__DIRECTIONS FOR THIS TASK__. Reproduce each line exactly. Skip none.
# # # #
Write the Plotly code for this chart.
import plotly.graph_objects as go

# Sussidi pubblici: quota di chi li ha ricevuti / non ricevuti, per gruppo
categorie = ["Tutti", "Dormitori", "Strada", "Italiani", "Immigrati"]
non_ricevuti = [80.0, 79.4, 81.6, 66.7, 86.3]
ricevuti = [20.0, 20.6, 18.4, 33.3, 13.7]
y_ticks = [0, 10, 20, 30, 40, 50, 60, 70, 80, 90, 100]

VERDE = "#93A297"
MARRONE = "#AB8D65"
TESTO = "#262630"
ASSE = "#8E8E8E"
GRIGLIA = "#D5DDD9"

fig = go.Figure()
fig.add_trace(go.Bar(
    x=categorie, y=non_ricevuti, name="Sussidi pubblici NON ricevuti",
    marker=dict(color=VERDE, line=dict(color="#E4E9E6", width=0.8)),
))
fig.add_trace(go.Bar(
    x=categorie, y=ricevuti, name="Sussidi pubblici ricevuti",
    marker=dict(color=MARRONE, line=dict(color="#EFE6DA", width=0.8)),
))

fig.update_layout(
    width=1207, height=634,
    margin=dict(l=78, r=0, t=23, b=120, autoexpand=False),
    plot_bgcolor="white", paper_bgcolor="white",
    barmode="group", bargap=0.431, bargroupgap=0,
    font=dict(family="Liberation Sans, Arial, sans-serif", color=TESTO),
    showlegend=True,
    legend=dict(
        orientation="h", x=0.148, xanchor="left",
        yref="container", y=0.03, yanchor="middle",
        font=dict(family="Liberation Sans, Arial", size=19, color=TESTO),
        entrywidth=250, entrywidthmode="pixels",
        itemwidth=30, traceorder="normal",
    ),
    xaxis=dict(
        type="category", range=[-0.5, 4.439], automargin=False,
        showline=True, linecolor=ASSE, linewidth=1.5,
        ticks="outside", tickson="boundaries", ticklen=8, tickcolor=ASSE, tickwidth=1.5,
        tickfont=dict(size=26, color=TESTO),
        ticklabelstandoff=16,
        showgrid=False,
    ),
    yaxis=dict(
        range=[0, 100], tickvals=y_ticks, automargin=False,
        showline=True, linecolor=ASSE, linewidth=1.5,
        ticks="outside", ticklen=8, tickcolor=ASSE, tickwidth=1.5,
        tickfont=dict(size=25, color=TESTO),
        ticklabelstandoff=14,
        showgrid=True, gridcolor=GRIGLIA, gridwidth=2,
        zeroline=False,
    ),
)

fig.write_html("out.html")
# # # #
__OUTPUT BELOW__.
Write the Plotly code for this chart.
import plotly.graph_objects as go

# Sussidi pubblici: quota di chi li ha ricevuti / non ricevuti, per gruppo
categorie = ["Tutti", "Dormitori", "Strada", "Italiani", "Immigrati"]
non_ricevuti = [80.0, 79.4, 81.6, 66.7, 86.3]
ricevuti = [20.0, 20.6, 18.4, 33.3, 13.7]
y_ticks = [0, 10, 20, 30, 40, 50, 60, 70, 80, 90, 100]

VERDE = "#93A297"
MARRONE = "#AB8D65"
TESTO = "#262630"
ASSE = "#8E8E8E"
GRIGLIA = "#D5DDD9"

fig = go.Figure()
fig.add_trace(go.Bar(
    x=categorie, y=non_ricevuti, name="Sussidi pubblici NON ricevuti",
    marker=dict(color=VERDE, line=dict(color="#E4E9E6", width=0.8)),
))
fig.add_trace(go.Bar(
    x=categorie, y=ricevuti, name="Sussidi pubblici ricevuti",
    marker=dict(color=MARRONE, line=dict(color="#EFE6DA", width=0.8)),
))

fig.update_layout(
    width=1207, height=634,
    margin=dict(l=78, r=0, t=23, b=120, autoexpand=False),
    plot_bgcolor="white", paper_bgcolor="white",
    barmode="group", bargap=0.431, bargroupgap=0,
    font=dict(family="Liberation Sans, Arial, sans-serif", color=TESTO),
    showlegend=True,
    legend=dict(
        orientation="h", x=0.148, xanchor="left",
        yref="container", y=0.03, yanchor="middle",
        font=dict(family="Liberation Sans, Arial", size=19, color=TESTO),
        entrywidth=250, entrywidthmode="pixels",
        itemwidth=30, traceorder="normal",
    ),
    xaxis=dict(
        type="category", range=[-0.5, 4.439], automargin=False,
        showline=True, linecolor=ASSE, linewidth=1.5,
        ticks="outside", tickson="boundaries", ticklen=8, tickcolor=ASSE, tickwidth=1.5,
        tickfont=dict(size=26, color=TESTO),
        ticklabelstandoff=16,
        showgrid=False,
    ),
    yaxis=dict(
        range=[0, 100], tickvals=y_ticks, automargin=False,
        showline=True, linecolor=ASSE, linewidth=1.5,
        ticks="outside", ticklen=8, tickcolor=ASSE, tickwidth=1.5,
        tickfont=dict(size=25, color=TESTO),
        ticklabelstandoff=14,
        showgrid=True, gridcolor=GRIGLIA, gridwidth=2,
        zeroline=False,
    ),
)

fig.write_html("out.html")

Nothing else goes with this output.